Adedini, Sunday, Olumide Taiwo, Oluwole Smile, Olasunkanmi Ajala, Sijuwade Ojuko-Aladejana, and Paul Akeni. 2023. “How Can African Countries Address Climate Change Problems and Optimise Demographic Dividends for Socioeconomic Development?”. The Journal of Population and Sustainability 7 (2):15-30. https://doi.org/10.3197/JPS.63799953906867.

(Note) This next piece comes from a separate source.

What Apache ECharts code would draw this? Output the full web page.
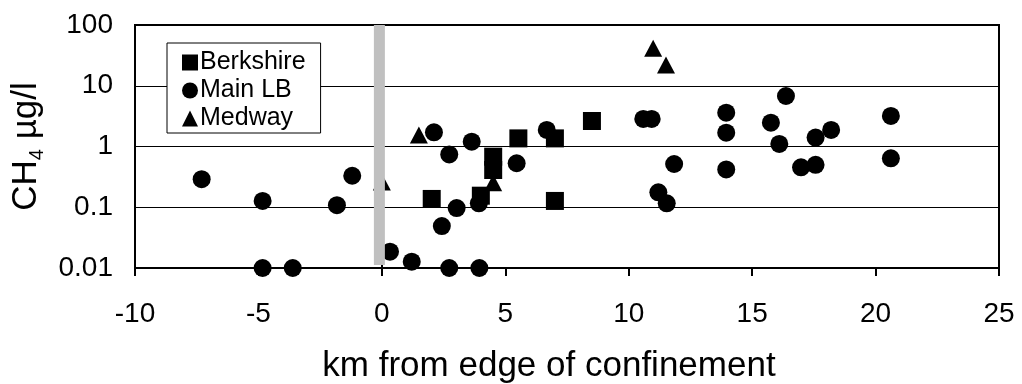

As all 54 countries in Africa strive to overcome their different socio-economic challenges, the climate crisis as well as the unsustainable population growth appear to be threatening the attainment of national and international development agenda across the continent. This paper presents the relationship between climate change and population dynamics; how Africa can address the problems of the climate crisis and rapid population growth, and create the potential to harness a demographic dividend and accelerate economic growth. Many African countries need to take necessary measures to achieve a rapid and sustained fertility transition, including providing access to quality family planning services, reducing adolescent fertility, educating female children, empowering women, reducing under-five mortality and expanding labour market opportunities. These are necessary conditions for fertility transition and reaping the benefit of a demographic dividend in Africa. As African countries take strategic steps to catalyse fertility transition and accelerate economic growth, there is a need to take urgent measures to fight the climate change crisis which appears to be eroding socio-economic gains across the continent. While Africa adds only a trifling fraction of the global greenhouse gas emissions, the continent bears a disproportionately significant portion of the detrimental impact of climate change. Without the necessary actions to stem and reverse the consequences (such as health crises, food insecurity due to the destruction of crops by severe weather, the destruction of livelihoods and increases in the numbers of internally displaced persons), climate change is likely to have significant negative effects on the achievement of the sustainable development goals and the African Union’s Agenda 2063. There is a need to address the twin problems of unsustainable population growth and climate crisis in Africa.